Better known as 318230.
If we're discussing the ethics of inflicting pain, I think it would actually be on yourself to prove that concious thought makes pain worse, rather than others to prove that crabs have concious thought.
I think what is being argued is that crabs "feel" pain like my thermostat "feels" temperature. They both react to their environments and respond to external stimuli. But, without a consciousness to experience that pain or change in temperature, it is unwarranted to assume a crab "feels" anything at all.
... and that's when the C.H.U.D.'s came at me.
Feeling pain and reacting to it are different then suffering. Even changing
behavior based on pain is different then acutally feeling the pain later. That requires
a certain level of empathy.
The real test to me is show a crab another crab being killed in a painful way. If
we can detect pain receptors firing in some way in the crab then I think we have to worry. Otherwise the crab is just saying "putting pincher in trap BAD".
Your dog for instance will get freaked out if he sees someone hurting you while a cow on the other hand will only freak out if it gets startled. I could strangle you in front of a cow and
it would just sit there eating unless we made enough sound as to scare it...but it would not be
scared of the strangling.
Did you know if you dump some instant grits on a fire ant mound the workers will take them in and feed them to the queen, and that she will then die as they slowly expand in her body,
I've been reading Slashdot for many years and I've seen a lot of comments about grits, but that one's new to me.
Bacteria react to injury, they remember the past, and they even predict the future. If you buy into the theory that causing pain is immoral then every cow is a walking Auschwitz. (not even to mention the problem of brushing teeth)
By the way, there is no philosophical reason why "it feels pain" is a better standard for deciding whether injuring something is cruel than any other arbitrary standard, see Hume
Looking for simplistic rules to guide your ethics is not really the answer.
I can understand the urge, though. There's lots of good eats out there that would suck to have to give up because we eventually figure out they suffer.
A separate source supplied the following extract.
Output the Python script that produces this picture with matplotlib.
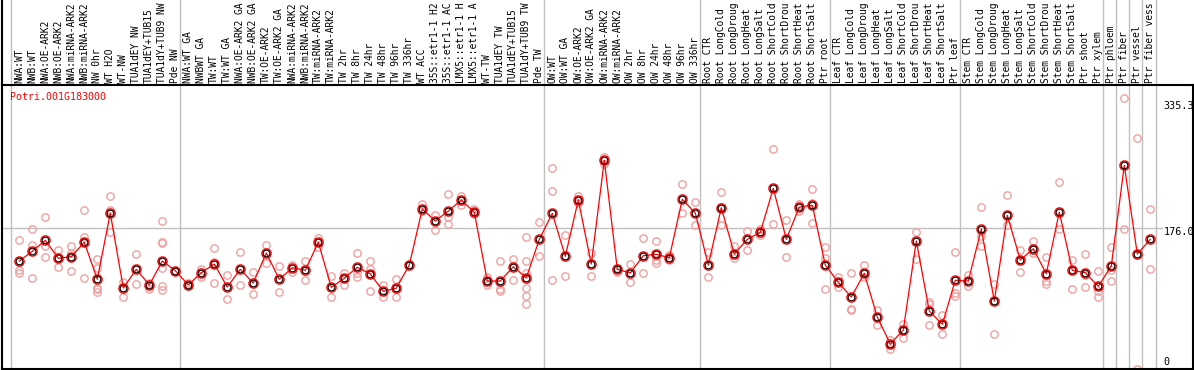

But being morally responsible actually means doing the thinking that's involved to understand whether suffering happens, and taking the actions that you can to minimize it.
I just don't get how people can make this argument, most of the time justifying it saying 'it has only so and so few brain cells'.
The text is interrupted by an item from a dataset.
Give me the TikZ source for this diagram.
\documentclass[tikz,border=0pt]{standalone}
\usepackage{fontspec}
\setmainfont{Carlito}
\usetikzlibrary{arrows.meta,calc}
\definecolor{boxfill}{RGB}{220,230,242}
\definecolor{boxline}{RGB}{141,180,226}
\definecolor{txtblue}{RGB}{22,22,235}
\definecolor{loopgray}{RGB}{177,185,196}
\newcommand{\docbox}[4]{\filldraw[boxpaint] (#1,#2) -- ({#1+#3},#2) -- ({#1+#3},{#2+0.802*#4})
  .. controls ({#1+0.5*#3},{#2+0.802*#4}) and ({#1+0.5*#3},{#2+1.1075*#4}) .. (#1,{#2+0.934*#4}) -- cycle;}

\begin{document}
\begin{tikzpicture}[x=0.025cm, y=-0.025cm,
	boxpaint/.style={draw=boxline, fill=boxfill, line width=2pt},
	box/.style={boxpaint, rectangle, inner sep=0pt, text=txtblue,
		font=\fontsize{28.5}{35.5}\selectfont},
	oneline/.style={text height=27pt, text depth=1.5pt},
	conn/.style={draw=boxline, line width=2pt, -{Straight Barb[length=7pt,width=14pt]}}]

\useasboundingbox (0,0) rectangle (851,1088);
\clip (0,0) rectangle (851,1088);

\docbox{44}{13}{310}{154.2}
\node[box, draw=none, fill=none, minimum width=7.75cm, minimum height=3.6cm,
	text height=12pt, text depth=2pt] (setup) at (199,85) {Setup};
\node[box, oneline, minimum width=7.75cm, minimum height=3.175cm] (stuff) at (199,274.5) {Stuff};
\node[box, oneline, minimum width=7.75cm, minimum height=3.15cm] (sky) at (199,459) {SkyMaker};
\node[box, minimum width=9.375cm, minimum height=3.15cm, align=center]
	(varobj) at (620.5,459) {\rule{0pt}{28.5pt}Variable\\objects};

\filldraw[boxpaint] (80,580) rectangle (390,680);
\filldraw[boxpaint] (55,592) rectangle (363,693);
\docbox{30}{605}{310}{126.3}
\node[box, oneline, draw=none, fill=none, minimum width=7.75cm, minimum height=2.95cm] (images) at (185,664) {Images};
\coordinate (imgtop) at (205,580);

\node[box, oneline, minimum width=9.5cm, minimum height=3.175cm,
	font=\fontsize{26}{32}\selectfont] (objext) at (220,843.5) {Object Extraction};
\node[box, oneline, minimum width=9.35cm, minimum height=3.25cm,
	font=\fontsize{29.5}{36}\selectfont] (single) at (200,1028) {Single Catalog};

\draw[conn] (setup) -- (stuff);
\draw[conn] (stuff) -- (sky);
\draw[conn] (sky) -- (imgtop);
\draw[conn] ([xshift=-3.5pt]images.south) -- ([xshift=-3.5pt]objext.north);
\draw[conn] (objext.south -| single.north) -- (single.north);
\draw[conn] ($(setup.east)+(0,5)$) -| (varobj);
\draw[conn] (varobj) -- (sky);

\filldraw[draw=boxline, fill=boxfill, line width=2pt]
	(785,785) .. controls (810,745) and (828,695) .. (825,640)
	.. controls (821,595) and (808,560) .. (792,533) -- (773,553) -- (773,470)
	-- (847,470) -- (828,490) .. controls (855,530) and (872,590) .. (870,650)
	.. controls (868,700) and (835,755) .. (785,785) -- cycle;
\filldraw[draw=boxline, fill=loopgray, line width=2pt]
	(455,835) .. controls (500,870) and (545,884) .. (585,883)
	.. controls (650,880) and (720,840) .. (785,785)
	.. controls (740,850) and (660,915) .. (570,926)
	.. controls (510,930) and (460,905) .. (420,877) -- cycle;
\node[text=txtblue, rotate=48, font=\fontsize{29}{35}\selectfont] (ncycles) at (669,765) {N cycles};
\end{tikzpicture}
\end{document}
I'm not a crab an neither is anyone saying crabs can't 'feel pain' like humans do. But I do know that there's lots of other animals that are not human, but that show without any doubt that they can suffer from pain much like humans do. Somehow most people who think crustaceans don't 'suffer' do agree that dogs or cats can suffer from pain, probably because they can identify with a suffering pet much more easily than they can identify with a suffering crab. The fact that you call assuming crabs 'feel' anything is 'unwanted' seems like you don't really care that much and feel better not thinking they might actually suffer.
For me, the fact that crabs have simple brains and no 'reason' whatsoever doesn't imply that they can't experience pain and suffer from it like other animals or humans. You only need nerve cells to transmit the pain stimuli, and crabs have these. So why not just assume that being boiled alive isn't exactly a pleasant experience for crabs and lobsters and swiftly drive a pin through their brains before boiling them?